モバイルデバイスも現実的な脅威が
スマートフォンなどのモバイルデバイスを攻撃目標とした脅威も、2016年には大きく変化した年といえる。まずは、図8を見ていただきたい。
Android端末を攻撃対象としたランサムウェアの検出数の推移である。2016年3月から急激に増加している。これまでAndroid端末を狙った脅威の多くは、それほど重大な被害を与えるものではなかった。せいぜい、電話帳や位置情報を詐取するといった程度で、しかも悪用されることはあまりなかった。ところが、3月以降、Android版の日本語ランサムウェアが確認された。明らかにこれまでの脅威とは、そのレベルが異なると岡本氏は指摘する。

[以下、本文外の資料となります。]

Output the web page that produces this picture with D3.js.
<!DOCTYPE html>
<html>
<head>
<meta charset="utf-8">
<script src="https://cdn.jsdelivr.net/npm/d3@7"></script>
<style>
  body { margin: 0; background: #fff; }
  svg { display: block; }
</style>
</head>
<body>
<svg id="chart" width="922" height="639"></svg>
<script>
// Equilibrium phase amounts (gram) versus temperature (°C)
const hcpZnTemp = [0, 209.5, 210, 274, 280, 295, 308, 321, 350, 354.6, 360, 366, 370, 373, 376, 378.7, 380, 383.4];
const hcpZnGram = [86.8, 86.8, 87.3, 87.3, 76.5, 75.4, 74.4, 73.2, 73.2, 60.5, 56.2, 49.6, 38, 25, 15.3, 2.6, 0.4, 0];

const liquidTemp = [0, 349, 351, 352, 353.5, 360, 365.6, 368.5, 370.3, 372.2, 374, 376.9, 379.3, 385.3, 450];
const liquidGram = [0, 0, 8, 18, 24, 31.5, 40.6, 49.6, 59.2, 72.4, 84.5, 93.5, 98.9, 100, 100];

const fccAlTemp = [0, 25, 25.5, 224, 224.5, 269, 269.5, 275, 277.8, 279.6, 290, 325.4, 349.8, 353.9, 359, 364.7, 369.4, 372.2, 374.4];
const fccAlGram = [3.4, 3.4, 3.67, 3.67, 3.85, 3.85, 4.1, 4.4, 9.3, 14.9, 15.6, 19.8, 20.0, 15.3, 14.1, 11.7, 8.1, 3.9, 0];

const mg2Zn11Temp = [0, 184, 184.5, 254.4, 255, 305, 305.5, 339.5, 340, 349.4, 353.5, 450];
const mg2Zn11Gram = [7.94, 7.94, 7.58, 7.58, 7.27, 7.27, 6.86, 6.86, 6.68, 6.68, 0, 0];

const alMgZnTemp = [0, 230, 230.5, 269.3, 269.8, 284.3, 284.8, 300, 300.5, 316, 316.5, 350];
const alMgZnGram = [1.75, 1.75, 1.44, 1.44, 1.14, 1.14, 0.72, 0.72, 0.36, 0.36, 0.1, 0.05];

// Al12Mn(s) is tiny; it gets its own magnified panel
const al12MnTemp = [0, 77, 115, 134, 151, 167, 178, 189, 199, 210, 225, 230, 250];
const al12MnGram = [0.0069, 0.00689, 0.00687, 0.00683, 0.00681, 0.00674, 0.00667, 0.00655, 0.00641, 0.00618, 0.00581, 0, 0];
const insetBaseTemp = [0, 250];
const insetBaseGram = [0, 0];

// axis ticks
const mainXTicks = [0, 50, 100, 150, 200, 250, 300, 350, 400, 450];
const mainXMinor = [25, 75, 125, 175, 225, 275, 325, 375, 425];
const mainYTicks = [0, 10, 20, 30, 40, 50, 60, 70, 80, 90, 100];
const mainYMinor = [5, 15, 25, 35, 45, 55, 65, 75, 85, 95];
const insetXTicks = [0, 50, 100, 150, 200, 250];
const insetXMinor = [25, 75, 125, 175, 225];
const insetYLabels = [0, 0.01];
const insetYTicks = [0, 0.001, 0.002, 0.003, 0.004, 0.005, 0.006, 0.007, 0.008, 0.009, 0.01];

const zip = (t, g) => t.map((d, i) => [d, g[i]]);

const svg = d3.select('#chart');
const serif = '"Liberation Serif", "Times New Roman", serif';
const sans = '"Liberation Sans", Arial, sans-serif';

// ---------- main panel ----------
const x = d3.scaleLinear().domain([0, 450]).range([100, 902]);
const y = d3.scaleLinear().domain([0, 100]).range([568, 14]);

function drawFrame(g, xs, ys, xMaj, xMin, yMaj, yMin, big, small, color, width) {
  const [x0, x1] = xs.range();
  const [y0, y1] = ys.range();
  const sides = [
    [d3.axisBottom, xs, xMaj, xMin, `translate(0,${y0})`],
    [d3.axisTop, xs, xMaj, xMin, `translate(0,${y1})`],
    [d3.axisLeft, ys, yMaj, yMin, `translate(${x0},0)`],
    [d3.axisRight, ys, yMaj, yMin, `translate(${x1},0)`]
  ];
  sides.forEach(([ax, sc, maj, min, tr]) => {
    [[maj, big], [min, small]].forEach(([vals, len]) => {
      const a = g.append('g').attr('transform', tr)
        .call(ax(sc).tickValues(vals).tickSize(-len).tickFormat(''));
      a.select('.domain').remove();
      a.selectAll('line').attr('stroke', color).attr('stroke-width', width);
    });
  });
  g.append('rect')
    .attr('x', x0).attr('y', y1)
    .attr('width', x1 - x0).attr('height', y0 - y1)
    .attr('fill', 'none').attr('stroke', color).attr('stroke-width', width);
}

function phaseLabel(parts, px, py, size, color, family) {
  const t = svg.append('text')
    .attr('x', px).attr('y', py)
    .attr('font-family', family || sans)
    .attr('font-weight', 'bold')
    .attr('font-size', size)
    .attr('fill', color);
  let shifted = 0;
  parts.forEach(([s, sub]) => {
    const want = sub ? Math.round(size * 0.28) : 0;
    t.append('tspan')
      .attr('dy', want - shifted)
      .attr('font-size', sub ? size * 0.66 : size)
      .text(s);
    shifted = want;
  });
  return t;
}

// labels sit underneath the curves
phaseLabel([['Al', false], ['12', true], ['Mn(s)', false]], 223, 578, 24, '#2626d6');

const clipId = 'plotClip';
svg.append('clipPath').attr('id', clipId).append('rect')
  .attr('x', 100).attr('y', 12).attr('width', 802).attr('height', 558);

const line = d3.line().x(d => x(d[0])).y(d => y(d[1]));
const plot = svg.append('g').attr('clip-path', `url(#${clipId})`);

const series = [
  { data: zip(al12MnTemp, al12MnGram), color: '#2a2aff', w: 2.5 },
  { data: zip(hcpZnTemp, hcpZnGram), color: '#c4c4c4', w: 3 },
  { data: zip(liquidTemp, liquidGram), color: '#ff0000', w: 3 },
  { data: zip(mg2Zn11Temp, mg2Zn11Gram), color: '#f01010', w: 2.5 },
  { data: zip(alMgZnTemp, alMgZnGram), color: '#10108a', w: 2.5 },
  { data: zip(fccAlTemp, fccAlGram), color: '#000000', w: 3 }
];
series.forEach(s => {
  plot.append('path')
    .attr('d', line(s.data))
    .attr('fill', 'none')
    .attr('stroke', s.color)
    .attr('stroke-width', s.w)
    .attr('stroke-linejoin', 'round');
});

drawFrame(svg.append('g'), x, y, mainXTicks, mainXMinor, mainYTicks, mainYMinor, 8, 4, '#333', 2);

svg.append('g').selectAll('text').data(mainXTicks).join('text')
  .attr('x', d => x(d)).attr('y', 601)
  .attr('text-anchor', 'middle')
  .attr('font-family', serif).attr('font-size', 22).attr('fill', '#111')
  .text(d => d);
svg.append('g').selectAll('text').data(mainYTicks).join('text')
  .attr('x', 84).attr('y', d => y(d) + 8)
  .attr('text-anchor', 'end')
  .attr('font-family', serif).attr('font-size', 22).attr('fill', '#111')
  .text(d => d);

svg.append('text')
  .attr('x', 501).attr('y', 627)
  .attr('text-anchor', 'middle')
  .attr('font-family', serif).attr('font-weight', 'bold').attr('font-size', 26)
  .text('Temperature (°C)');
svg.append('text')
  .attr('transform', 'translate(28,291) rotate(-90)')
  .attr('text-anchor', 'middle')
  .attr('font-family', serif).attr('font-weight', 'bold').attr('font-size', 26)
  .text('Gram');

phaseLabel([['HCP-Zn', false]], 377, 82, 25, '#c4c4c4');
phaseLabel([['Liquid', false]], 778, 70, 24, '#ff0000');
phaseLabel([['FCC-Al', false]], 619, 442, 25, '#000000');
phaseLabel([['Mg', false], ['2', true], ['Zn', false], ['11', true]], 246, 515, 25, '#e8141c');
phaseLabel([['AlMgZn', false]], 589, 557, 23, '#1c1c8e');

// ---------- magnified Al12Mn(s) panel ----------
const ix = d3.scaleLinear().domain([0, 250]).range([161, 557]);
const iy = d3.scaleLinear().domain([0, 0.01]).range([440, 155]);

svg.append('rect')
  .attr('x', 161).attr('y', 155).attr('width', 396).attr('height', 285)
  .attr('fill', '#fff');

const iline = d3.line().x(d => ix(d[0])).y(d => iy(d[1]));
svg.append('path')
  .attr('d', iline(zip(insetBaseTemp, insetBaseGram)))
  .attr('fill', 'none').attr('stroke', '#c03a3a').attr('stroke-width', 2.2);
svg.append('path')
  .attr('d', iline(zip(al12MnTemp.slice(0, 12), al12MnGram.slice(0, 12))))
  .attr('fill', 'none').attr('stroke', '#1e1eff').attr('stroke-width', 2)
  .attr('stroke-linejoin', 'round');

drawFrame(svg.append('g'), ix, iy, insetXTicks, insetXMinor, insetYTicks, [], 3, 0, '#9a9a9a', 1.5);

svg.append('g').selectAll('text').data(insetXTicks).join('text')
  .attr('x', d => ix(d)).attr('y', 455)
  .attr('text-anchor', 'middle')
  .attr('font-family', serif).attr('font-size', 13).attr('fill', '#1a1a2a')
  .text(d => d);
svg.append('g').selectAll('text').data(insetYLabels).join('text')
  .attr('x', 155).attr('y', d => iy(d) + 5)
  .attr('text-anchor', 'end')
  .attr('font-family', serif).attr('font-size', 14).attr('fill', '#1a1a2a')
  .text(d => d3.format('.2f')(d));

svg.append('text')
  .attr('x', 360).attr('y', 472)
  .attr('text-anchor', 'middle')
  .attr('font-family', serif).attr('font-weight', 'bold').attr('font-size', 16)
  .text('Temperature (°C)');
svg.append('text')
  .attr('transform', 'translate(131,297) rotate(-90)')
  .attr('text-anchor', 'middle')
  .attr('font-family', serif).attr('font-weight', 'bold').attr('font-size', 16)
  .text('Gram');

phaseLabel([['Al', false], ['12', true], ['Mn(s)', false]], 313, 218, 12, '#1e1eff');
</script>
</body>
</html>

感染経路であるが、主に2つが考えられる。1つは、人気アプリを偽装したものである。
国内の場合、アプリの入手は公式サイトやキャリアサイトからが一般的である。しかし、公開前に入手可能やゲームが有利になるといった射幸心をあおり、ダウンロードさせるといった手口が確認されている。また、不正広告から詐欺サイトへの誘導も顕著であった。
不正アプリだけでなく、フィッシング詐欺などにより個人情報を詐取する例も見られた。岡本氏は、実害をもたらすAndroid用のランサムウェアの登場により、転換点を迎えた。そして、モバイルデバイスだけでなく、その先にあるIoT機器なども攻撃対象になりつつあると指摘した。